- _What needs to be done_: Where a line contains the string "this", copy that line.

- _Task input_:
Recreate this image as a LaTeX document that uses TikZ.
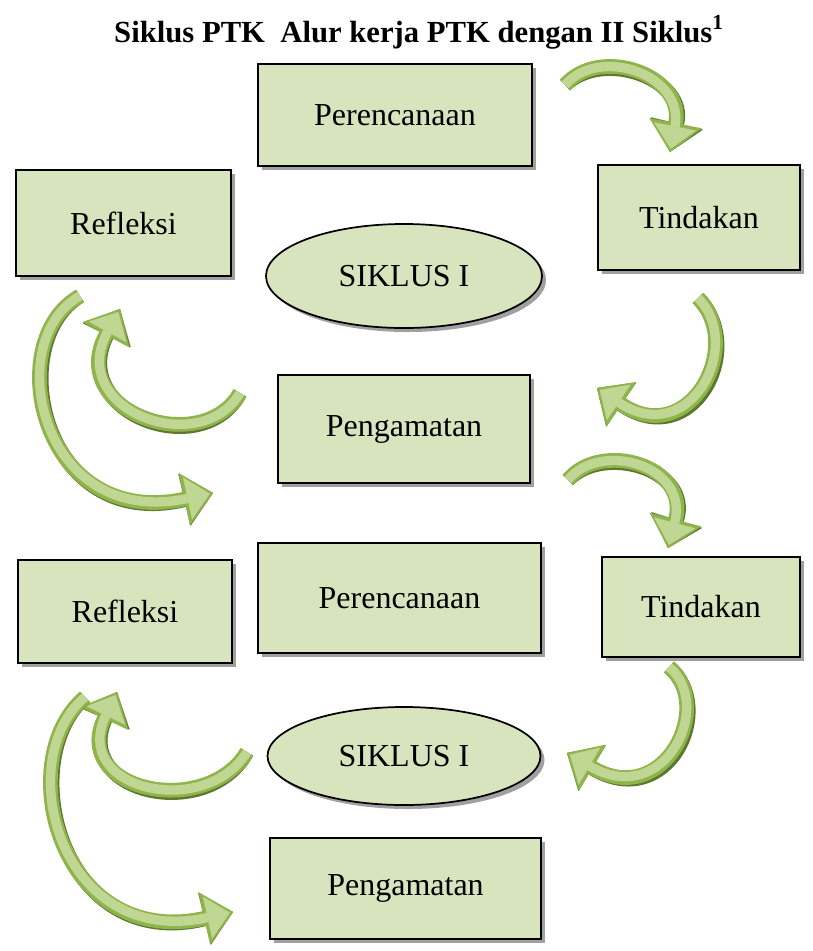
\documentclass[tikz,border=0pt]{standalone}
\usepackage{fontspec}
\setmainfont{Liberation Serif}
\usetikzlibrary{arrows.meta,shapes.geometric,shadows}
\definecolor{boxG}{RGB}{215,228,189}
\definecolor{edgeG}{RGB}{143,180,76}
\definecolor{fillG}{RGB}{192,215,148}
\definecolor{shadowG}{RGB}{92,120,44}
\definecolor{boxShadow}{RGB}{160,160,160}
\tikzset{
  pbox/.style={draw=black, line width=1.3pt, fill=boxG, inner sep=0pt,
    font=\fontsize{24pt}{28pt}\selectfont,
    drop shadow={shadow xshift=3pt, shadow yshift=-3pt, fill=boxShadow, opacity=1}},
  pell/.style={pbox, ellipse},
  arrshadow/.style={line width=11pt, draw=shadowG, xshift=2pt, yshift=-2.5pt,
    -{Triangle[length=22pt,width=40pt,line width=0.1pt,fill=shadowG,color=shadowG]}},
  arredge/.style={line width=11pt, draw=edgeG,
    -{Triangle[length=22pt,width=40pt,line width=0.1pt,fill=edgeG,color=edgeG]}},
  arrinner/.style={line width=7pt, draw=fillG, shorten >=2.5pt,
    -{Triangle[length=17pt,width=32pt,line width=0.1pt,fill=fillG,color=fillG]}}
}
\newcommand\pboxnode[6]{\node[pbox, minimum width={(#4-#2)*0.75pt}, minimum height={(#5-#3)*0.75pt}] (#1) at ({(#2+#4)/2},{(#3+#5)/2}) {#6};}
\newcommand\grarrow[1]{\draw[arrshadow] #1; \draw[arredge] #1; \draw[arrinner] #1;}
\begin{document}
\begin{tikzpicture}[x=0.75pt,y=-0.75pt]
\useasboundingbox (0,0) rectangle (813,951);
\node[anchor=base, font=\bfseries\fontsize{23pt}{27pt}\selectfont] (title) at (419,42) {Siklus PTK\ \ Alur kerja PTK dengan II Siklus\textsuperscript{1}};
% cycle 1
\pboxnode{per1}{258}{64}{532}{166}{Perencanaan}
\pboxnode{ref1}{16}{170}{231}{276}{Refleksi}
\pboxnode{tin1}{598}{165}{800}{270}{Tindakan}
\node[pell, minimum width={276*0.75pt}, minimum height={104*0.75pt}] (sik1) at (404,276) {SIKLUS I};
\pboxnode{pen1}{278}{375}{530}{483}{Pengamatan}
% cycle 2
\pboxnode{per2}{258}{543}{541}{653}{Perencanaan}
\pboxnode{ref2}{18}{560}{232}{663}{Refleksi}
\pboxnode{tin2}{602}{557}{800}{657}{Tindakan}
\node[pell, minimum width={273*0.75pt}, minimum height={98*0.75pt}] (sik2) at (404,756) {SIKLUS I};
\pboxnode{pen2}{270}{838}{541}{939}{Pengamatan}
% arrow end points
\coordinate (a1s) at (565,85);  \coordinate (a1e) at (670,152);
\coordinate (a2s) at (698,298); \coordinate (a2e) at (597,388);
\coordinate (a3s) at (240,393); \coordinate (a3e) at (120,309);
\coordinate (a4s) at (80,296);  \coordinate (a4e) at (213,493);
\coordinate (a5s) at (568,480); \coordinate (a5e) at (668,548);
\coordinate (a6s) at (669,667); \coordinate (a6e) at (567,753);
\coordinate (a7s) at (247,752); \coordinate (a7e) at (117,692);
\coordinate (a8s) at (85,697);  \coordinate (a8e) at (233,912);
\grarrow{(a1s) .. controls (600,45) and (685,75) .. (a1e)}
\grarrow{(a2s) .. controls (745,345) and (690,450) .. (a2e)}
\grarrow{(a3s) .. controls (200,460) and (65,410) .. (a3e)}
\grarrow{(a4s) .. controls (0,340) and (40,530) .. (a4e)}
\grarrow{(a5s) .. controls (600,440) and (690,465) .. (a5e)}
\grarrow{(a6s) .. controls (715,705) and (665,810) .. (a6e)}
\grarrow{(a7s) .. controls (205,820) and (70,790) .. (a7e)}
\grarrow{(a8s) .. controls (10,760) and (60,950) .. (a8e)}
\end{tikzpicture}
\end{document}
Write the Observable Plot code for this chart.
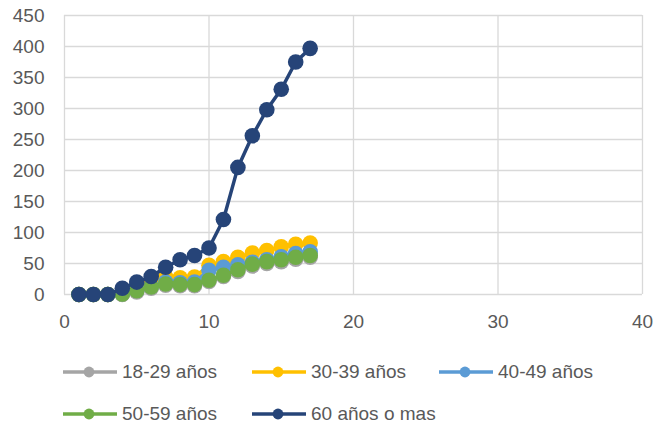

- _Full response_:
Recreate this image as a LaTeX document that uses TikZ.
Write the Observable Plot code for this chart.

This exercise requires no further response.